Alexander Glaser, the director of Princeton University’s Nuclear Futures Laboratory, a hybrid science and policy group, has been thinking about the question of verification for years. Born in West Germany, he became interested in nuclear weapons as an undergraduate, just before the Berlin Wall came down. “The Cold War was something you saw and experienced every day,” he told me. The science of verification appealed to him, he said, because it turned traditional physics “upside down” in a constructive, interesting, real-world way. One day in 2010, he discussed the subject over lunch with Princeton’s dean of faculty. Glaser admitted that he wasn’t quite sure where to start. The dean, a computer scientist, noted that the problem had all the hallmarks of a zero-knowledge proof, a cryptographic concept dating back to the mid-eighties.

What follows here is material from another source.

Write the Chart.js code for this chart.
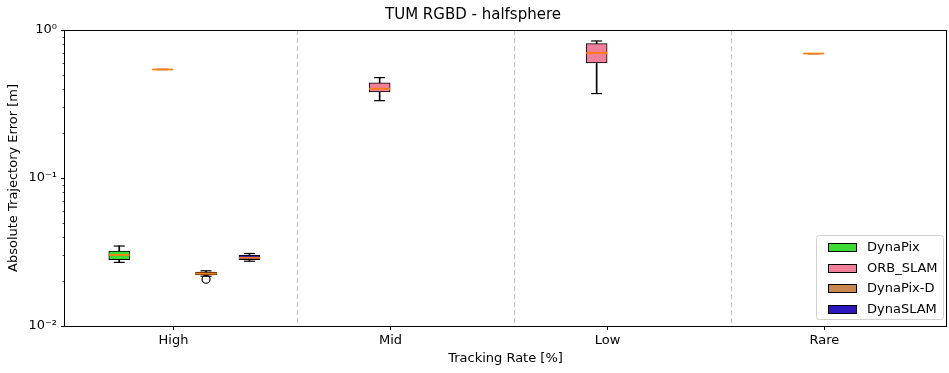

Suppose that you and a friend are standing in front of a pine tree. Your friend claims to have a quick way of knowing how many needles are on it—several hundred thousand, say—but doesn’t want to reveal either the exact number of needles or his method of counting. To test whether he’s being truthful, you have the friend privately count all the needles on the tree, and then you take a handful of needles and tally them up, keeping the total to yourself. Your friend counts the needles on the tree again, then tells you the difference between the first and second numbers. If he really does know how many needles are on the tree, then he also knows how many are in your hand. He has proved he wasn’t bluffing, but at the same time he has avoided divulging anything new to you. And there is no plausible way your friend could fake the result, other than just guessing, which would be easily ferreted out if you played the game a few times in succession with different handfuls of needles. In the cryptologic jargon, the proof is both complete (proving positive knowledge) and sound (cheating is detectable).

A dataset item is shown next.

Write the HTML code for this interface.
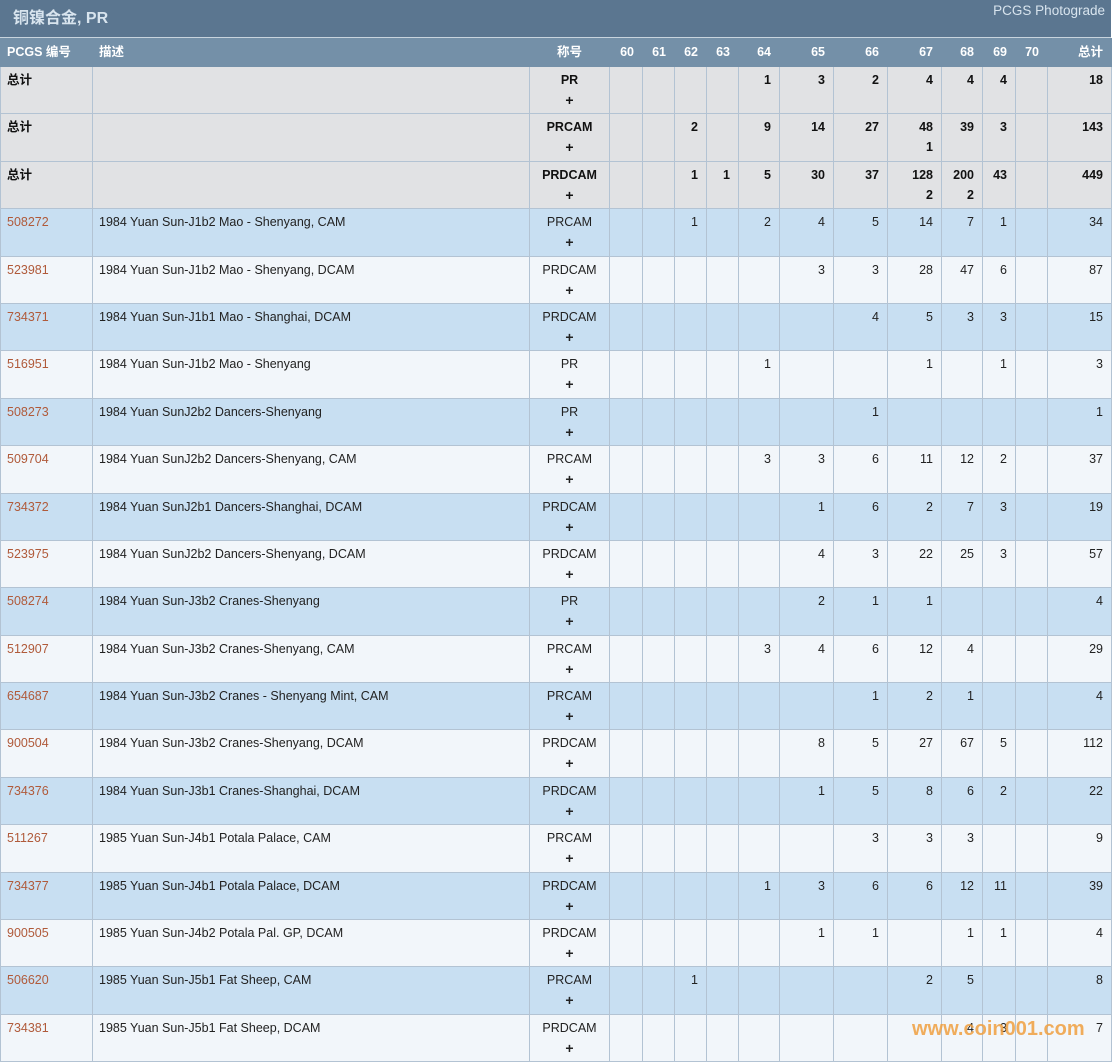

For Glaser, the idea was a revelation. He began trying to conceive of a zero-knowledge proof for nuclear-weapons verification, teaming up with his colleague Robert Goldston, a plasma physicist, and the computer scientist Boaz Barak, who at the time worked for Microsoft Research and is now a professor at Harvard. Together, they came up with a protocol, publishing it in 2014. At that point, though, the method was entirely theoretical. It took another physicist, a Princeton graduate student named Sébastien Philippe, to turn it into an experimental result. (Philippe is French, and his interest in nuclear weapons, like Glaser’s, is somewhat personal; his father served in the French Navy aboard a ballistic-missile submarine.) On Tuesday, the scientists published a description of their experiment in Nature Communications.

Their approach envisions a sort of game between the weapons inspector and his inspectee, the host country that owns the weapons being counted. It is known as an interactive proof, because it involves several rounds of querying. First, inspector and host establish a baseline detector reading. The detector, in this case, is an array of gel-filled tubes, developed by Francesco D’Errico, a radiologist at Yale. The tubes are sensitive to neutron radiation, which is one byproduct of a nuclear weapon. When neutrons pass through the gel, they leave tiny bubbles. The two players fire a neutron emitter at the detector for five minutes, then record how many bubbles they see. Let us assume, for simplicity’s sake, that there are a thousand. Now, like an Etch A Sketch, the detector is reset and the bubbles erased.